Alex Bols, Deputy CEO, GuildHE has written a blog for The Pie (Professionals in International Education) about concerns that strict Home Office regulations – including the cap on the number of visa refusals institutions are permitted to keep operating – may be disproportionately harming smaller institutions. What can be done to remedy the situation?
The full blog post is below:
The UK has a world-class higher education system, the strength of which is – at least in part – the result of the huge diversity of universities, of all sizes and specialisms.
Many students deliberately choose to study in a smaller or more specialist institution because of the world-class facilities as well as the safer and more personalised experience that they will receive and these opportunities should be available to the many international students wanting to study in the UK.
However, we are beginning to see the impact of Home Office reforms, and in particular the reduction of the visa refusal threshold as part of the Tier 4 licence process, on these institutions with smaller numbers of international students.
No limit on genuine students
The Government has been keen to emphasise the fact that there is no limit on the number of genuine students applying to the UK. There has, however, been political pressures to reduce the number of migrants coming to the UK.
Against a backdrop of national political concern about immigration it is understandable that the Home Office have sought to tighten controls for international students entering the UK as a way of tackling some of the abuses under the previous systems. This has included reducing the threshold for the number of visa refusals an institution can have before losing its Tier 4 licence.
Impact on institutions with small numbers of international students
There is, however, a concern that the changes are beginning to have a real impact on a number of institutions with smaller numbers of international students. An institution will automatically have its Tier 4 status suspended if it goes above the 10% visa refusal threshold. Several institutions have fallen foul to this, and in the last few weeks GSM London has also been caught up.
The key challenge for institutions with small numbers of international students is that it only takes a couple of students having their visas refused to push them above the 10% refusal threshold, in one institution’s case they were 1% over the threshold – equivalent to three student visa refusals – and in the case of GSM London it was just five students.
For those with the very smallest numbers of international students (as measured by their CAS – Confirmation of Acceptance for Studies – allocation) the Home Office is able to use its discretion, but this only applies to those institutions issuing fewer than 50 CASs a year. This is clearly a welcome safeguard, and has already been used with several institutions, but it does raise a number of questions.

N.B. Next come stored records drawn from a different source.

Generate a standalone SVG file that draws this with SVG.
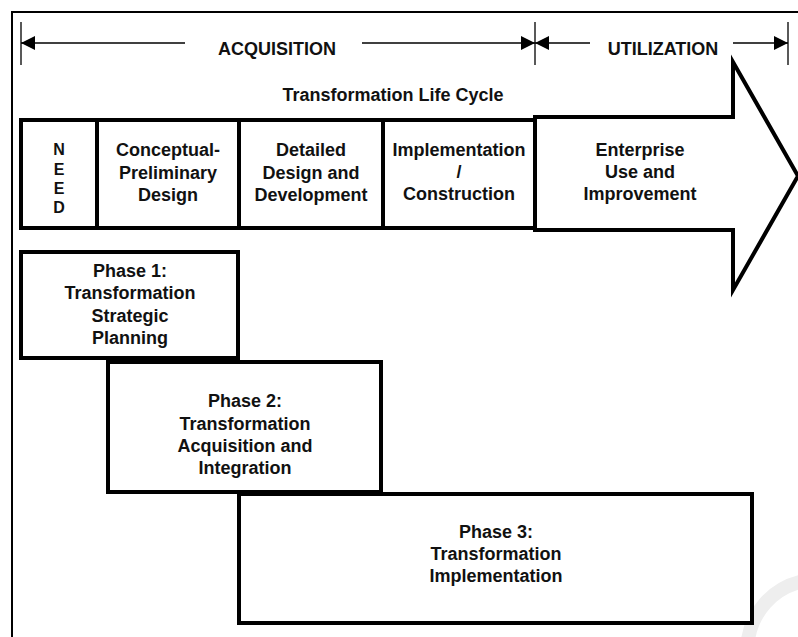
<svg xmlns="http://www.w3.org/2000/svg" width="798" height="637" viewBox="0 0 798 637">
  <defs>
    <marker id="tri" viewBox="0 0 14 14" refX="14" refY="7" markerWidth="14" markerHeight="14" markerUnits="userSpaceOnUse" orient="auto">
      <path d="M0,0 L14,7 L0,14 Z" fill="#000"/>
    </marker>
    <style>
      text { font-family: "Liberation Sans", Arial, sans-serif; font-weight: bold; fill: #111; text-anchor: middle; }
      .t18 { font-size: 18px; }
      .t16 { font-size: 16px; }
      .box { fill: #fff; stroke: #000; stroke-width: 4; stroke-linejoin: miter; }
      .dim { stroke: #000; stroke-width: 1.5; fill: none; }
      .tick { stroke: #222; stroke-width: 1.5; }
    </style>
  </defs>

  <rect x="0" y="0" width="798" height="637" fill="#fff"/>

  <!-- faint background ring at lower right -->
  <path d="M748,640 A70,70 0 0 1 800,582" fill="none" stroke="#eeeeee" stroke-width="14"/>

  <!-- outer frame (top and left edges) -->
  <g id="frame" stroke="#000" stroke-width="2" fill="none">
    <line x1="11" y1="12" x2="798" y2="12"/>
    <line x1="12" y1="12" x2="12" y2="637"/>
  </g>

  <!-- span dimensions -->
  <g id="connectors">
    <line class="tick" x1="21" y1="22" x2="21" y2="65"/>
    <line class="tick" x1="535" y1="22" x2="535" y2="65"/>
    <line class="tick" x1="788" y1="22" x2="788" y2="65"/>
    <line class="dim" x1="185" y1="43" x2="21" y2="43" marker-end="url(#tri)"/>
    <line class="dim" x1="362" y1="43" x2="535" y2="43" marker-end="url(#tri)"/>
    <line class="dim" x1="590" y1="43" x2="535" y2="43" marker-end="url(#tri)"/>
    <line class="dim" x1="733" y1="43" x2="788" y2="43" marker-end="url(#tri)"/>
  </g>
  <g id="acquisition"><text class="t18" x="277" y="55">ACQUISITION</text></g>
  <g id="utilization"><text class="t18" x="663" y="55">UTILIZATION</text></g>

  <g id="life-cycle-title"><text class="t18" x="393" y="101">Transformation Life Cycle</text></g>

  <!-- life cycle stages -->
  <g id="enterprise">
    <polygon class="box" points="535,117 733,117 733,62 798,176 733,290 733,230 535,230"/>
    <text class="t18" x="640" y="156">Enterprise</text>
    <text class="t18" x="640" y="178">Use and</text>
    <text class="t18" x="640" y="200">Improvement</text>
  </g>
  <g id="need">
    <rect class="box" x="21" y="120" width="76" height="108"/>
    <text class="t16" x="59" y="155">N</text>
    <text class="t16" x="59" y="175">E</text>
    <text class="t16" x="59" y="194">E</text>
    <text class="t16" x="59" y="213">D</text>
  </g>
  <g id="conceptual">
    <rect class="box" x="97" y="120" width="142" height="108"/>
    <text class="t18" x="168" y="156">Conceptual-</text>
    <text class="t18" x="168" y="179">Preliminary</text>
    <text class="t18" x="168" y="201">Design</text>
  </g>
  <g id="detailed">
    <rect class="box" x="239" y="120" width="144" height="108"/>
    <text class="t18" x="311" y="156">Detailed</text>
    <text class="t18" x="311" y="179">Design and</text>
    <text class="t18" x="311" y="201">Development</text>
  </g>
  <g id="implementation">
    <rect class="box" x="383" y="120" width="152" height="108"/>
    <text class="t18" x="459" y="156">Implementation</text>
    <text class="t18" x="459" y="178">/</text>
    <text class="t18" x="459" y="200">Construction</text>
  </g>

  <!-- phases -->
  <g id="phase1">
    <rect class="box" x="21" y="252" width="217" height="106"/>
    <text class="t18" x="130" y="277">Phase 1:</text>
    <text class="t18" x="130" y="299">Transformation</text>
    <text class="t18" x="130" y="322">Strategic</text>
    <text class="t18" x="130" y="344">Planning</text>
  </g>
  <g id="phase2">
    <rect class="box" x="108" y="362" width="273" height="130"/>
    <text class="t18" x="245" y="407">Phase 2:</text>
    <text class="t18" x="245" y="430">Transformation</text>
    <text class="t18" x="245" y="452">Acquisition and</text>
    <text class="t18" x="245" y="474">Integration</text>
  </g>
  <g id="phase3">
    <rect class="box" x="239" y="494" width="513" height="129"/>
    <text class="t18" x="496" y="538">Phase 3:</text>
    <text class="t18" x="496" y="560">Transformation</text>
    <text class="t18" x="496" y="582">Implementation</text>
  </g>
</svg>
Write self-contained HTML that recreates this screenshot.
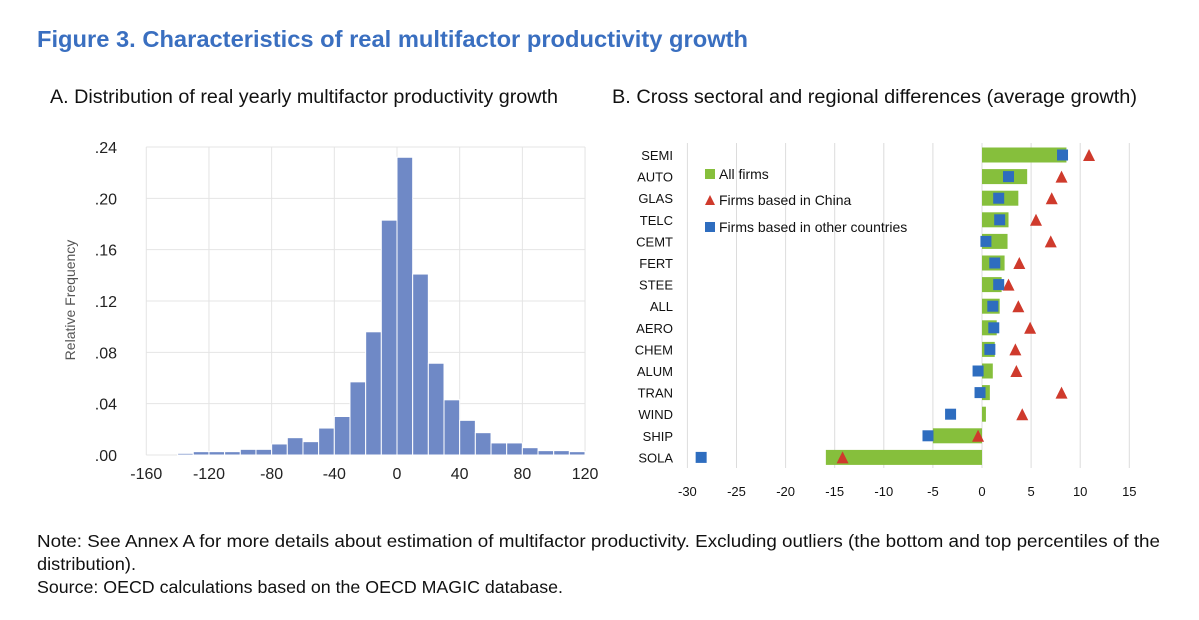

Firstly, by having a specific threshold for discretionary decisions it creates a sharp cliff-edge whereby some institutions can be above in some years and below in others, as well anomalies such as an institution below the threshold having more refusals than one above but still potentially retaining its licence.
Not all refusals are the university’s fault
Secondly, universities take particular care to ensure that they offer CASs to genuine students and often check their forms in addition to the checks that the student and agent may undertake. It should, however, be recognised that not all visa refusals are the fault of the university.
Visas can be refused for any number of reasons. I’ve heard of examples of visas being refused because the student fills in the form incorrectly; a student being refused because their passport was too “tatty”; or indeed currency fluctuations meaning that a student may have had enough money in their bank account when they applied but not when the application is assessed. There have also been concerns about some of the more arbitrary decisions that can come to light during the in-country credibility interviews where a student is refused for not knowing all their module choices for the full three years(!) or being perceived as not having good enough language skills (despite having the requisite IELTS score).
Conclusion
The political imperative to tighten the numbers of immigrants entering the country must be balanced against the need for a fair system for all institutions. The potential impact for institutions can be so significant that it is important to get it right for all types of institutions, even those with the smallest numbers of international students. We would not want to unintentionally exclude smaller and more specialist institutions from recruiting international students just because of the risks.
There are many ways of building in a bit of extra flexibility for those institutions with the fewest CASs to help mitigate the risks to both institutions and the Home Office. This could include raising the visa refusal discretionary threshold to, say, 100 CASs which would therefore require a slightly larger numbers of visa failures and so take out some of the risk, this would also chime with the BIS Green Paper proposal to increase the Student-Number Control threshold to institutions with 100 rather than the current 50 students. Alternatively there could be greater discretionary powers for the Home Office on a sliding scale above 50 CASs and so removing the current cliff-edge.
A system that allowed a further element of flexibility for those with the fewest CASs would be both fairer and enable us to meet the Prime Minister’s vision of there being no limit on genuine students being able apply to study in the UK.